Keywords
A ‘keyword’ or a ‘key phrase’ is a word or string of words, of which you would like to rank for. A keyword could be anything from ‘SEO’ through to ‘UK Web Design Shop’. Keywords can also come into a phrase such as ‘SEO in the West Midlands’ this is also known as ‘long tail keywords’.
Keywords will usually represent some aspect of your business either location or products. Most keywords will now be highly competitive, that being said; being competitive does not mean it’s impossible to rank for these ‘keywords’.
Choosing Keywords
When choosing keywords it is important to do your research, this can be done with numerous tools (we will discuss this in a later tutorial) or by trawling Google for hours to find how competitive these words actually are.
When choosing a ‘keyword’ or ‘key phrase’ you need to make it relevant to your content. You cannot just put in to your text any kind of mumbo jumbo; it must make sense and relate to the content of the website.
Our keywords are rather competitive so we have taken a different approach to getting on the first page of Google. We have made sure we appear for at least two dozen keywords and phrases with lesser competition. This tactic means that our traffic sky rockets and our rankings for the more competitive words come in time.
We are always optimising for the main words we want to rank for but have a solid base to work from with this tactic.
Less is more in this case; we want to target niche traffic in order to get quality leads. This also leads to competitors trying to optimize for these keywords in the long run, as the click rate is very high, the impressions are high, leading to great exposure.
Don’t forget that Google passes on free traffic. Your goal is to be number one in as many searches as you can be for your chosen keywords.
Keyword Research
The best way to research keywords is via a keyword research tool, but firstly you will need to start thinking like a potential customer or client.
Ask yourself if you were searching for your website how would you search? I.e. what words, phrases would you use?
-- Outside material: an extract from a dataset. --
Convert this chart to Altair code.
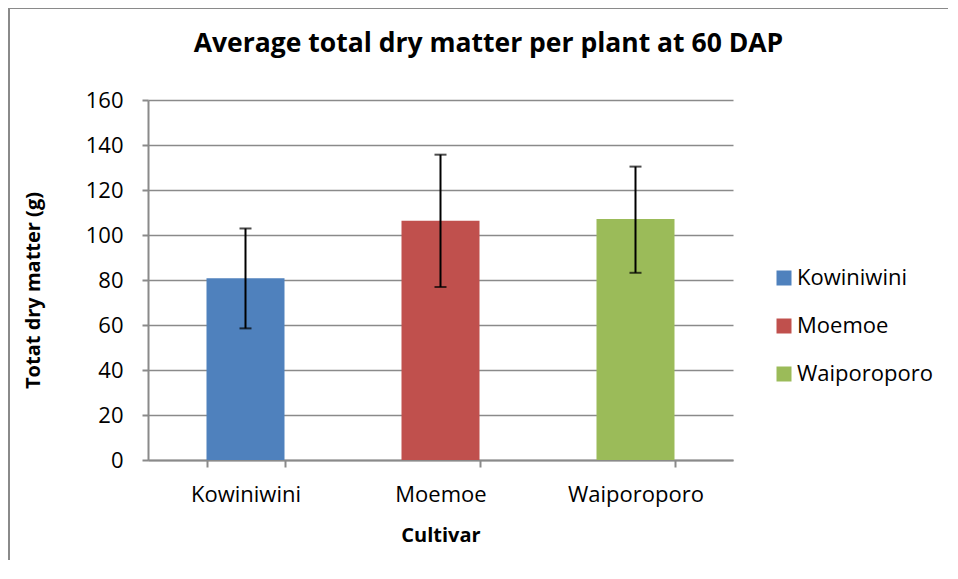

You will need to start with the basics, what your website is about. Ours is about web design, SEO and branding so we need to optimise towards these words.
I find the best way to figure out keywords is to group them; I have a tiered system and work from most competitive down. When implementing the campaign I start with the least competitive and make sure the site ranks for that if it can’t rank for a less competitive term it’s very unlikely it will for a competitive term so we need to figure out why.
You can use a multitude of web based research tools to find out about your website and your competitors which will be included in upcoming tutorials.
Implementing Keywords
There is no optimum density for keywords, most agree that from 0.5% to 1.5% is a good ratio, but in all honesty I don’t think that it makes much difference as long as you have quality content.
The best way to implement keywords into your website is to write naturally, structure your sentences, get your grammar right, and focus on what you want to say.
Display an ability to write great content for potential clients to read first and then check for your chosen keywords after. Personally I tend to write all content in word first so I can check the quality of the content first.
After writing the content I will then start to work out where naturally the keywords fit, work and stay legible.
If I was writing a paragraph for my website about SEO services and wanted numerous keywords to show a range of services like being ‘Affordable’, offering ‘SEO’, ‘Web Design’, and being based in ‘West Midlands’ I would write:
“Need SEO? We can help your business grow in 2016 with our affordable SEO services. UK Web Design Shop is based in the West Midlands and specialises in optimising your existing web design for SEO purposes. SEO can be expensive, but our web design and SEO specialist always come in on budget and on time.”
This is done with natural sentences and is easily read by the end user.
Keyword Stuffing
There is a lack of quality research into how negative keyword stuffing can be, but from my 15 years experience it tends to get you pushed down the rankings as it looks like web spam.
Keyword stuffing is taking a word and stuffing it un-naturally into sentences or paragraphs. You can always tell a quality site from its content, and how well it is written.
An example of a keyword stuffed paragraph would look something like this:
“SEO from the SEO experts, ‘SEO’ or ‘Search engine optimisation’ is a process of getting your website on the first page of Google. SEO is not easy to get right, so why not use the #1 SEO Company.”
Though the sentence structure is good and informative, the text is stuffed with the word ‘SEO’, this tends to show as spam as the amount of text is low and contains one word above all others.
I know what you’re thinking this seems like a perfectly fine sentence but in the world of SEO and of Google anyone can write a short and stuffed sentence, Google likes quality content that aids the user experience.
Summary
In summary the correct research combined with the correct keywords will produce results no matter how keyword dense your text, and regardless of backlinks in certain cases.
This is just a quick scoot around keywords a further tutorial into each area will be published soon.